------ Stored data
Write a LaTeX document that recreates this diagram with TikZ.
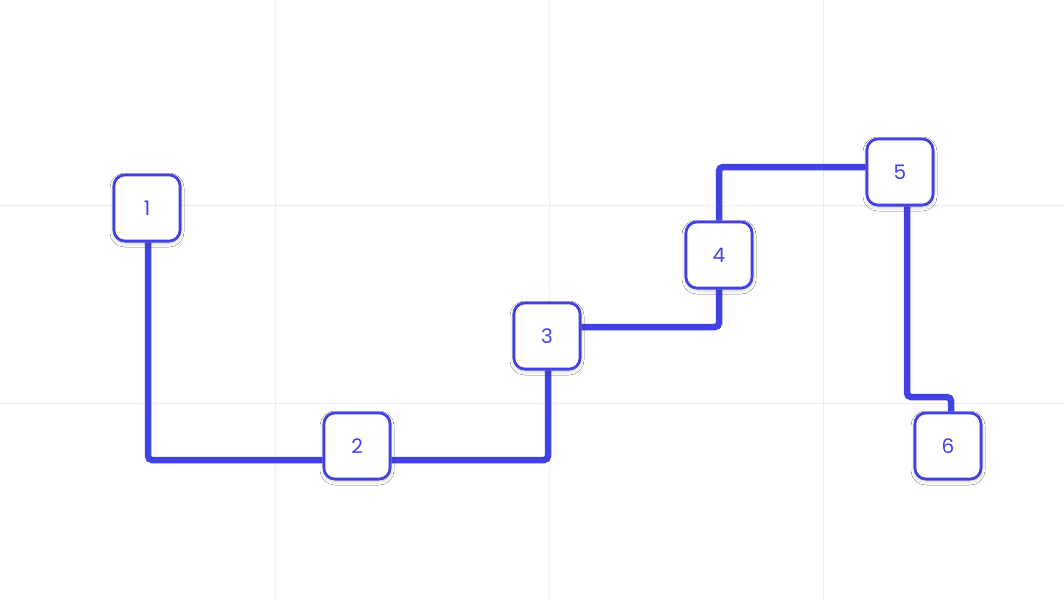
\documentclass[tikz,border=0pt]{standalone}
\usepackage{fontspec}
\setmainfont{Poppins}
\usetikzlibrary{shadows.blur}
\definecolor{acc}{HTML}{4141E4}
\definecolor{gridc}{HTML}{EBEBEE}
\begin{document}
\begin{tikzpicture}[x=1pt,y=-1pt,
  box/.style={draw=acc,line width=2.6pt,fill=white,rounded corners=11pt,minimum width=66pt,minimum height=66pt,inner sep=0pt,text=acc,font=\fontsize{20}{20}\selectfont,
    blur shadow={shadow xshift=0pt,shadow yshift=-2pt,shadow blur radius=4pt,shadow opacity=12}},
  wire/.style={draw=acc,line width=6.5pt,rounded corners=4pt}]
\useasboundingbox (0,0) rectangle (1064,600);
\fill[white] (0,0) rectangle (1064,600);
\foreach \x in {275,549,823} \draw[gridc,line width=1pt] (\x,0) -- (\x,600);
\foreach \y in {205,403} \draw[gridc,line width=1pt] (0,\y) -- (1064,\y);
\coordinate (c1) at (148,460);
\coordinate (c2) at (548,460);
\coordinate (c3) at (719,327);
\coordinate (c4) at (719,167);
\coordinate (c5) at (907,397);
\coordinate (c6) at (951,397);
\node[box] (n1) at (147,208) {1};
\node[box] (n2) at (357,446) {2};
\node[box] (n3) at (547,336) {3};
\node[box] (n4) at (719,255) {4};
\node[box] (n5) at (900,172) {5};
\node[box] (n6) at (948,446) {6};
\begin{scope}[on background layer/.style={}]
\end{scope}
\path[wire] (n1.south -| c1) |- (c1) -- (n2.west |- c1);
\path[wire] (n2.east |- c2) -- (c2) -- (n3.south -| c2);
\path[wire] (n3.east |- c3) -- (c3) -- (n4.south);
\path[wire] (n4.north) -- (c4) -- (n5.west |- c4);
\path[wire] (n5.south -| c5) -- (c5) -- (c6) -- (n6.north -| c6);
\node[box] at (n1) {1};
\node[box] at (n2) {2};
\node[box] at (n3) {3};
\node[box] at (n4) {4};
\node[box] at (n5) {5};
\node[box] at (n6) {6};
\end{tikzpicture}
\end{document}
------------
## Instruction
Print out the whole of the material word for word, without pictures.

## Reply to the task
Write a LaTeX document that recreates this diagram with TikZ.
\documentclass[tikz,border=0pt]{standalone}
\usepackage{fontspec}
\setmainfont{Poppins}
\usetikzlibrary{shadows.blur}
\definecolor{acc}{HTML}{4141E4}
\definecolor{gridc}{HTML}{EBEBEE}
\begin{document}
\begin{tikzpicture}[x=1pt,y=-1pt,
  box/.style={draw=acc,line width=2.6pt,fill=white,rounded corners=11pt,minimum width=66pt,minimum height=66pt,inner sep=0pt,text=acc,font=\fontsize{20}{20}\selectfont,
    blur shadow={shadow xshift=0pt,shadow yshift=-2pt,shadow blur radius=4pt,shadow opacity=12}},
  wire/.style={draw=acc,line width=6.5pt,rounded corners=4pt}]
\useasboundingbox (0,0) rectangle (1064,600);
\fill[white] (0,0) rectangle (1064,600);
\foreach \x in {275,549,823} \draw[gridc,line width=1pt] (\x,0) -- (\x,600);
\foreach \y in {205,403} \draw[gridc,line width=1pt] (0,\y) -- (1064,\y);
\coordinate (c1) at (148,460);
\coordinate (c2) at (548,460);
\coordinate (c3) at (719,327);
\coordinate (c4) at (719,167);
\coordinate (c5) at (907,397);
\coordinate (c6) at (951,397);
\node[box] (n1) at (147,208) {1};
\node[box] (n2) at (357,446) {2};
\node[box] (n3) at (547,336) {3};
\node[box] (n4) at (719,255) {4};
\node[box] (n5) at (900,172) {5};
\node[box] (n6) at (948,446) {6};
\begin{scope}[on background layer/.style={}]
\end{scope}
\path[wire] (n1.south -| c1) |- (c1) -- (n2.west |- c1);
\path[wire] (n2.east |- c2) -- (c2) -- (n3.south -| c2);
\path[wire] (n3.east |- c3) -- (c3) -- (n4.south);
\path[wire] (n4.north) -- (c4) -- (n5.west |- c4);
\path[wire] (n5.south -| c5) -- (c5) -- (c6) -- (n6.north -| c6);
\node[box] at (n1) {1};
\node[box] at (n2) {2};
\node[box] at (n3) {3};
\node[box] at (n4) {4};
\node[box] at (n5) {5};
\node[box] at (n6) {6};
\end{tikzpicture}
\end{document}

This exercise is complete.